>> START TASK INPUT
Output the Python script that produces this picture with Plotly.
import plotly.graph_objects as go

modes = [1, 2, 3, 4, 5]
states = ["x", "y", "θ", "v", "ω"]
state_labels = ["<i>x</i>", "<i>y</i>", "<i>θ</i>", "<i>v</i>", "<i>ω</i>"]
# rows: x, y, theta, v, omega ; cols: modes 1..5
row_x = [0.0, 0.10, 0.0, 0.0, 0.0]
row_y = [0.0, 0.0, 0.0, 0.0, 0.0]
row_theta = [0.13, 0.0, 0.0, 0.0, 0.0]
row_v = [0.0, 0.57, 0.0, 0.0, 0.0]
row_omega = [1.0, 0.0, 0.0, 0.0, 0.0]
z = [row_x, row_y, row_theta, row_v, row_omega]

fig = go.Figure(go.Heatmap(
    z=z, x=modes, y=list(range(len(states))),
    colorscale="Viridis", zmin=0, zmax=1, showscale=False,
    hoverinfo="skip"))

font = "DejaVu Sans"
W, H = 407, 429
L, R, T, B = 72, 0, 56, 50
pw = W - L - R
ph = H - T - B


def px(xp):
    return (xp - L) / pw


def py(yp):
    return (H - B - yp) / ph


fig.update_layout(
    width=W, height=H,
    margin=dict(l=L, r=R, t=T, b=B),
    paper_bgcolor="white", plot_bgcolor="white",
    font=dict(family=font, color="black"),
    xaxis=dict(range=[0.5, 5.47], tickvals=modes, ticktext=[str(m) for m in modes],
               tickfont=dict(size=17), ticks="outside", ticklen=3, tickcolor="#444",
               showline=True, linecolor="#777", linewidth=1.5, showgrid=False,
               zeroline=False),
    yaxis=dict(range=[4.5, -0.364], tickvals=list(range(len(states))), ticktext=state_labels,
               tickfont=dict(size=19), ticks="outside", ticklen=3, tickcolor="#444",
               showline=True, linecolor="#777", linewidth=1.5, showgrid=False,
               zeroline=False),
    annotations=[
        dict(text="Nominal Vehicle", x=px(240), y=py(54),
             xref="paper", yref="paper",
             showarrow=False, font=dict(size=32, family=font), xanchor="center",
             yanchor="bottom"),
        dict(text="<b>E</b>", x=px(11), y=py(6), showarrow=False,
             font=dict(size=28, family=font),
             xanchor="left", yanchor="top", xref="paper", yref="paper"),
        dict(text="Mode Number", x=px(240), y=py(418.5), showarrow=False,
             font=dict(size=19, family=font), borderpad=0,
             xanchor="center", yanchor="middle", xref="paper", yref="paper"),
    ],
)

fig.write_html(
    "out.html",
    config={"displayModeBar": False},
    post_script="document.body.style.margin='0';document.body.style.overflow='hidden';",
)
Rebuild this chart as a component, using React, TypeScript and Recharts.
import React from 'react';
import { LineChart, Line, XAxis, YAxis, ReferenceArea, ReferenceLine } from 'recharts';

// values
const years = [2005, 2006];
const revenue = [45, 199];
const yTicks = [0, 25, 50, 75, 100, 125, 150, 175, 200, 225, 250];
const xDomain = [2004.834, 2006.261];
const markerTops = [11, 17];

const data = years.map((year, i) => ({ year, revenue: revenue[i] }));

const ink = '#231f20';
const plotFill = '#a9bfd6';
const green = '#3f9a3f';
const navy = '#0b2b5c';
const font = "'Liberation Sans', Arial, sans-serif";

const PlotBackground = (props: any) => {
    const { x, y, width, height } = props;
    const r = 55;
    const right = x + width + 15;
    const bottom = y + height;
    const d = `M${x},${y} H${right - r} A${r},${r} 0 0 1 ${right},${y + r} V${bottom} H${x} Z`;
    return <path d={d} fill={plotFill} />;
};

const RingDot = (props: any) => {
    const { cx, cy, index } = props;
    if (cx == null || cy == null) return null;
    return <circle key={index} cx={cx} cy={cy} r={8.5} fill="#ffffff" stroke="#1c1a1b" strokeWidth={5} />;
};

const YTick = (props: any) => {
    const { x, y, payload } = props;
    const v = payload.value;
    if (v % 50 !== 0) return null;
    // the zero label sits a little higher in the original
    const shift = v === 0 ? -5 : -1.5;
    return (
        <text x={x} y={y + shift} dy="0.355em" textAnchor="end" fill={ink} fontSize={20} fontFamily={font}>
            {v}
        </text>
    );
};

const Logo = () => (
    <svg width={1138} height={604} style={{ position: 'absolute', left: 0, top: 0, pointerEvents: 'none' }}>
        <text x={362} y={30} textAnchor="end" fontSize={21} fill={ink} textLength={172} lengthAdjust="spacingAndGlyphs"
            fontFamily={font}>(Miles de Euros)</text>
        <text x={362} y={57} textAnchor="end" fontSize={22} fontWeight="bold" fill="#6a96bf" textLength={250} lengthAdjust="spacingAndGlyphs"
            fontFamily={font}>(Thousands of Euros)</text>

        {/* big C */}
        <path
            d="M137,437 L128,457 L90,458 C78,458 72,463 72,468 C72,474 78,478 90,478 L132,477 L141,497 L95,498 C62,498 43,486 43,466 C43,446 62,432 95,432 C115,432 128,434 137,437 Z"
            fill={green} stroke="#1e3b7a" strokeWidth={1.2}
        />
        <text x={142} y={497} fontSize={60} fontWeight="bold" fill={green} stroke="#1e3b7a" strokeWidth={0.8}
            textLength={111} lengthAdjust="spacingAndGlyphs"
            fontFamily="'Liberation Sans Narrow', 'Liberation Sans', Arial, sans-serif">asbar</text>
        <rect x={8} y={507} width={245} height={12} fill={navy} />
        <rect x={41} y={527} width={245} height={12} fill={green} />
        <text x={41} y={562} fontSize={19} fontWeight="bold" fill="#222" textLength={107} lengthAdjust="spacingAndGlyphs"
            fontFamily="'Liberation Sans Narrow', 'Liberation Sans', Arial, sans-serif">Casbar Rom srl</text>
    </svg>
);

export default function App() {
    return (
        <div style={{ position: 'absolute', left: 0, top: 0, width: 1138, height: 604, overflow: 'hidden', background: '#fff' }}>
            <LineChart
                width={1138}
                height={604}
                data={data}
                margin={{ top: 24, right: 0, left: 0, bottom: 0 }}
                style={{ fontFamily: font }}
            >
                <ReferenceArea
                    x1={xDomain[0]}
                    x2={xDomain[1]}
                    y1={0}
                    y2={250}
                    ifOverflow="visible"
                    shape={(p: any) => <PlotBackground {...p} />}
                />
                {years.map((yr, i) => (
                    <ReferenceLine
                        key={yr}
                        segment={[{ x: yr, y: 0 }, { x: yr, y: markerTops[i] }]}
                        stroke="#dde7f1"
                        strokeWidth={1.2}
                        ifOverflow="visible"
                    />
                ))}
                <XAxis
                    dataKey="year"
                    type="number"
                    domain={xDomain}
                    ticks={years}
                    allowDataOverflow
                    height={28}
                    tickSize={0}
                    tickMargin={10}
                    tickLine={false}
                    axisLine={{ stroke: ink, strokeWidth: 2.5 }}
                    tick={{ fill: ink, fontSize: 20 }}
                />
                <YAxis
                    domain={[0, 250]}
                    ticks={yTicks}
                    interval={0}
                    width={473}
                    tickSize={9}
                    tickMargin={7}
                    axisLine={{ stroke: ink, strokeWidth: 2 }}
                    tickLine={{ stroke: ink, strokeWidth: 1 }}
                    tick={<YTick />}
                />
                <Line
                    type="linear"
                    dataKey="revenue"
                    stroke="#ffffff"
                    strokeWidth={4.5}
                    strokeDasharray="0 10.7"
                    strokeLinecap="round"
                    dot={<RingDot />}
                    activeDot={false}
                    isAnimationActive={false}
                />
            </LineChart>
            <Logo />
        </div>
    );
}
>> END TASK INPUT
* **STATED TASK**: Above is a listing; print exactly its lines from the one with "Rebuild this chart" through the one with "const data = years.map((year, i)", and no other lines.

* **CORRECT OUTPUT**:
Rebuild this chart as a component, using React, TypeScript and Recharts.
import React from 'react';
import { LineChart, Line, XAxis, YAxis, ReferenceArea, ReferenceLine } from 'recharts';

// values
const years = [2005, 2006];
const revenue = [45, 199];
const yTicks = [0, 25, 50, 75, 100, 125, 150, 175, 200, 225, 250];
const xDomain = [2004.834, 2006.261];
const markerTops = [11, 17];

const data = years.map((year, i) => ({ year, revenue: revenue[i] }));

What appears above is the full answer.